Francisco, Messi y los superhéroes

Deberíamos entender de una vez y para siempre que no existen los superhéroes. Que por mucho que nuestras pasiones, tentaciones y sobre todo frustraciones nos convenzan de esa alucinación, no existen los superhéroes. Que hay seres humanos –sin dudas– diferentes. Hombres y mujeres capaces de lidiar con lo común, lo adverso, lo rocoso para acercar la realidad a las fronteras del milagro. Pero que, definitivamente, no existen superhéroes.

Deberíamos entender que nadie obra sólo los milagros. Sin usted, sin mí. Sin nosotros. Sin el brazo –o el pie– del compañero, sin la disensión equilibrista del que piensa al otro lado, sin el sacrificio de la manada, su heterogeneidad y su trabajo, muy a pesar de nuestras más infantiles afecciones, nadie obrará por –y para nosotros– los milagros.

En eso pienso cada vez que la Argentina de Lionel Messi se queda sin el título en un campeonato importante y todos ponen diana sobre la falta de patriotismo del genio de Rosario. En esto pensaba mientras seguía la cobertura periodística, las reacciones y algunas peticiones entorno a la visita del Papa Francisco a nuestro país.

Desde que se anunció la fecha de su llegada a Cuba, decenas de medios de prensa extranjeros, políticos, artistas, empresarios, como no pocos cubanos comenzaron a soñar con el milagro que obraría este Papa progresista, renovador, cercano al pueblo, en el futuro inmediato de la isla. Un sueño condimentado a la medida desde que el 17D los presidentes Barack Obama y Raúl Castro reconocieran su importante aporte al proceso de diálogo que desembocó en el restablecimiento  de relaciones diplomáticas entre Estados Unidos y Cuba y la apertura de embajadas.

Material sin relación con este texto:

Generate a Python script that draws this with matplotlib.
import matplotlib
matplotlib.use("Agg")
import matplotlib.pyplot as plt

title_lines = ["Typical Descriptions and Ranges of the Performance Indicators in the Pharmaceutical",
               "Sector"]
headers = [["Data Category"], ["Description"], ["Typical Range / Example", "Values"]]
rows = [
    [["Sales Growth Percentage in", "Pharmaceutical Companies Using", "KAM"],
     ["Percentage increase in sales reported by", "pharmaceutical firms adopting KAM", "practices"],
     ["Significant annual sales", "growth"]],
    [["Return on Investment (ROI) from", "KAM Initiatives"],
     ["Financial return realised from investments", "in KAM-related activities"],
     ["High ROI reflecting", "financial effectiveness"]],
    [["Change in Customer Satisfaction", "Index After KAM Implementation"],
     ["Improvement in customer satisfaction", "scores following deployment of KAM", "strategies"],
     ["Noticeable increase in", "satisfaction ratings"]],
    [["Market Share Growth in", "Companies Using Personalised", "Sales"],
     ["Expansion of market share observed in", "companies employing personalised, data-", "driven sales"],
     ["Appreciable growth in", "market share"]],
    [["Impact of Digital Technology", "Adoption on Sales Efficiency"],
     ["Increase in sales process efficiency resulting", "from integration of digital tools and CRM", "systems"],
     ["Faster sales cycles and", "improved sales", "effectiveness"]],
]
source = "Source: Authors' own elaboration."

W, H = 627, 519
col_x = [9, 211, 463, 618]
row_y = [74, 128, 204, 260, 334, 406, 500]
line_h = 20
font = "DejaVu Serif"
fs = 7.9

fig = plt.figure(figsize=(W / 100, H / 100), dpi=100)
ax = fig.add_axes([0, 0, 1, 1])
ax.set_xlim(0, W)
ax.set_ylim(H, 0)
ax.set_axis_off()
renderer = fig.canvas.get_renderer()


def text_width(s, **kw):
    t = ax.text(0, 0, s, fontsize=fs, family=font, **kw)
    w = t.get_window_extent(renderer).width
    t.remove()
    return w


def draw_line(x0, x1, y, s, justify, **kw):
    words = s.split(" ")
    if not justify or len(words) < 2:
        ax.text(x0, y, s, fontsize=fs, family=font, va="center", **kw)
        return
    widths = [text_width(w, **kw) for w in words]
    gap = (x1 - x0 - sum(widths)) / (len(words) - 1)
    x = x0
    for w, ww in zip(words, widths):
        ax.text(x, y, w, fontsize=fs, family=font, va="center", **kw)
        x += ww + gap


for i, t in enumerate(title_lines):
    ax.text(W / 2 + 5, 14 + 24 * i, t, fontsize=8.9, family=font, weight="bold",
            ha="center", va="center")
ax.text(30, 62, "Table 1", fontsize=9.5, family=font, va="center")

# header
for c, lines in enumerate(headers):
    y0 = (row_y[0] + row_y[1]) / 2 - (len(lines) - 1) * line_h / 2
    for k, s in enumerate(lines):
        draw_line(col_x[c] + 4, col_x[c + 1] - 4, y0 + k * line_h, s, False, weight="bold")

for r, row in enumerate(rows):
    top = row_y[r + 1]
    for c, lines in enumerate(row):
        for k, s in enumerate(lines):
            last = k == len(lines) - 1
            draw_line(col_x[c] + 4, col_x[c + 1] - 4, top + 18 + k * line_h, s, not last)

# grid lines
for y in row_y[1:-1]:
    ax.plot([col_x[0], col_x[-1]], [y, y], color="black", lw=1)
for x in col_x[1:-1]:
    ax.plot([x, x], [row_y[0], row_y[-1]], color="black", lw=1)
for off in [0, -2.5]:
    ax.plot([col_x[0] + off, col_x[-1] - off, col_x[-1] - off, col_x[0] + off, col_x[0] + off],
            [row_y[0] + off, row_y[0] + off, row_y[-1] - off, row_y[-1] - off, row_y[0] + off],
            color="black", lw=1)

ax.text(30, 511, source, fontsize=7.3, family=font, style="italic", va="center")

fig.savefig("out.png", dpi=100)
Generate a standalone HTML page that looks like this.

Siendo así, antes de llegar a La Habana, Francisco fue envestido con un sinnúmero de ordenanzas que incluían además de la de Papa, Jefe de Estado y mediador de uno de los últimos conflictos que sobrevivieron a la Guerra Fría; la de vocero del regaño a las autoridades, estratega que indicaría el sendero más confortable e inmediato para el cambio, y finalmente, la mano que habría de multiplicar en tres días, los panes, los peces, y la leche. Como si Francisco fuese un superhéroe.  Más, como si él pretendiera serlo. Como si fuera Dios mismo, y no otro más –uno bien valioso– de sus siervos.

Así también a ratos se confunden los seguidores argentinos y olvidan que Lionel es un sublime pastor de la pasión, de la religión futbolística que oxigena –como obstruye– las venas argentinas, pero no es, ni podrá ser, al mismo tiempo delantero, lateral, volante, defensa, y portero. Que no puede ser toda la Argentina.

Mientras leía reportes de prensa, los análisis sobre lo que dijo y sobre todo lo que no, el Papa en La Habana, o repasaba las insistentes plegarias para que fuera motor de fuertes cambios –en su mayoría relacionados con la vida político–social, y no religiosa de la isla– tuve la sensación de que, a excepción de unos pocos, sólo Francisco sabía cuál era el oficio que debía ejercer por tres días en la isla. Que nadie como él entendió que su misión no era obrar las maravillas, sino hacernos ver que nadie puede, en solitario, obrar las maravillas. Más, que nadie debe individualizar, menos desde fuera, el placer de obrar las maravillas. Quizás sea ese el mejor legado que nos deja, que deja para todos, dentro y fuera, su visita. Ese, su bendición y el importantísimo llamado de atención para que en la búsqueda de esas nuevas maravillas, no hipotequemos las que sin dudas hoy todos disfrutamos. Esas que en su momento tantas plegarias y sudor costaron.

Admiro al actual Obispo de Roma, y sobre todo al Papa que estuvo en Cuba. Porque renunció a la tentación que le ofrecimos de vestirse al mismo tiempo de Papa, estadista, político, martillo, profeta, en fin, de superhéroe; y prefirió vestirse sólo de pastor. Porque dejó con hambre la banal aspiración de que a algunos castigase y dio de comer a millones en su llamado de reconciliación.

Me gusta el Papa que estuvo en Cuba. Porque en sus palabras, en la renunciación de ciertas exigencias, nos demostró que de nada vale la empecinada singularización, tantas veces enfermiza, de la responsabilidad por el presente y el futuro de la Patria.